Under LM Ericsson Telefon's current dual-class shares system, the "A shares"
carry 1,000 times the voting rights of "B shares". Many Nordic companies have A shares with 10 times the votes of B shares, according to the Financial Times.

Currently, both types of shares entitle their owners to the same share of Ericsson's earnings, but the greater voting rights associated with the A shares means that those groups with a majority of A shares have been able to control the company, despite holding just a tiny share of the company's capital.

This arrangement has antagonized foreign shareholders and indeed, the company's own management. Ericsson itself has 15.3 billion B shares, but only 650 million A shares.

Under the agreed plan, A shareholders will have the right to convert one B share to one A share, for every A share they already hold.

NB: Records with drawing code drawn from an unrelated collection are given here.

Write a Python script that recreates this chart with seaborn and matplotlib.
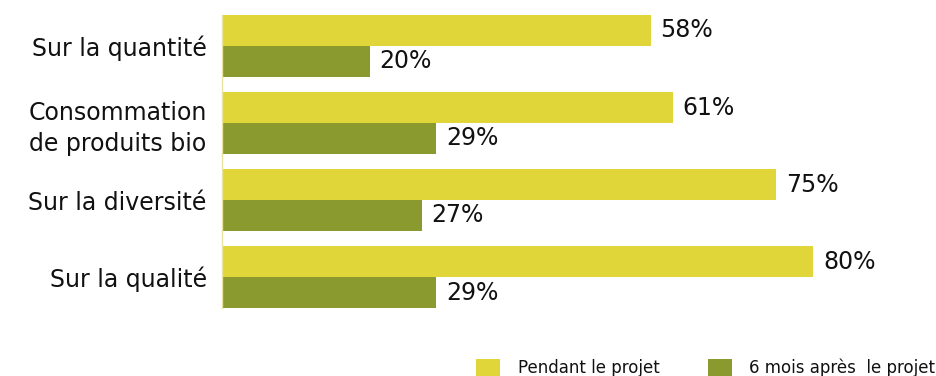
import matplotlib
matplotlib.use("Agg")
import matplotlib.pyplot as plt
import seaborn as sns
import pandas as pd
from matplotlib.patches import Patch

categories = ["Sur la quantité", "Consommation\nde produits bio", "Sur la diversité", "Sur la qualité"]
series_names = ["Pendant le projet", "6 mois après  le projet"]
pendant = [58, 61, 75, 80]
apres = [20, 29, 27, 29]
colors = ["#E0D63A", "#8B9A2E"]

df = pd.DataFrame({
    "cat": categories * 2,
    "serie": [series_names[0]] * 4 + [series_names[1]] * 4,
    "val": pendant + apres,
})

sns.set_theme(style="white")
plt.rcParams["font.family"] = ["DejaVu Sans"]

fig = plt.figure(figsize=(9.37, 3.76), dpi=100)
ax = fig.add_axes([222/937, 1-308/376, 702/937, 293/376])
sns.barplot(data=df, y="cat", x="val", hue="serie", order=categories,
            hue_order=series_names, palette=colors, orient="h",
            width=0.8, saturation=1, ax=ax, legend=False, errorbar=None,
            linewidth=0, edgecolor="none")

for cont in ax.containers:
    ax.bar_label(cont, labels=[f"{v:.0f}%" for v in cont.datavalues],
                 padding=7, fontsize=17, color="#111111")

ax.set_xlim(0, 95)
ax.set_ylim(3.4, -0.4)
ax.set_xlabel("")
ax.set_ylabel("")
ax.set_xticks([])
ax.tick_params(axis="y", length=0, pad=11, labelsize=17, labelcolor="#111111")
for lab in ax.get_yticklabels():
    lab.set_multialignment("center")
    lab.set_linespacing(1.35)
for s in ["top", "right", "bottom"]:
    ax.spines[s].set_visible(False)
ax.spines["left"].set_color("#E8E4A0")
ax.spines["left"].set_linewidth(1)

handles = [Patch(facecolor=c, edgecolor="none") for c in colors]
leg = fig.legend(handles, series_names, loc="center left",
                 bbox_to_anchor=(476/937, 1-368/376), ncol=2, frameon=False,
                 fontsize=12, handlelength=1.45, handleheight=1.35,
                 handletextpad=1.05, columnspacing=2.9, borderaxespad=0, borderpad=0)
for t in leg.get_texts():
    t.set_color("#111111")

fig.savefig("out.png", dpi=100)
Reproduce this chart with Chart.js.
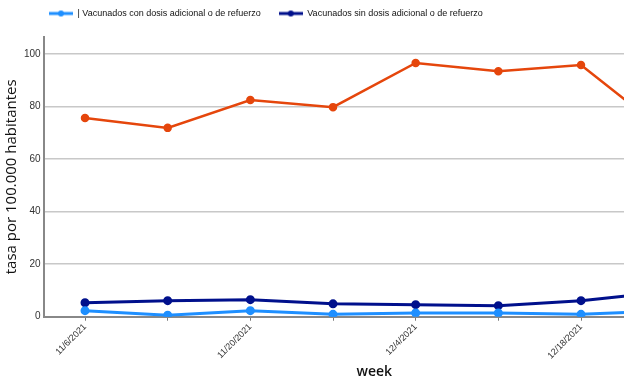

Those not wishing to exercise the right are being offered SEK1.1 ($0.15) per share by a group of Swedish institutions. The plan will be presented to Ericsson's annual meeting on 6 April.

The two power blocs that currently control Ericsson are Investor, the holding company of the powerful Wallenberg family, and Industrievaerden, which is owned by the banking giant Handelsbanken. At the moment, these two control 80 per cent of the votes with less than 10 per cent of the capital. After the reform however, they will still remain in control, with 40 per cent of the votes.

That said, Swedish institutions and foreign shareholders will gain greater influence, with the combined voting power of foreign shareholders rising from 2 per cent to approximately 20 per cent.

According to the Financial Times, both the Wallenberg and Handelsbanken power houses are expected to convert their B shares to A shares, demonstrating their determination to retain control of Ericsson. This could anger foreign shareholders and also does very little to alter the balance the power with the company. However, for Ericsson's management, it should help them raise capital in the future.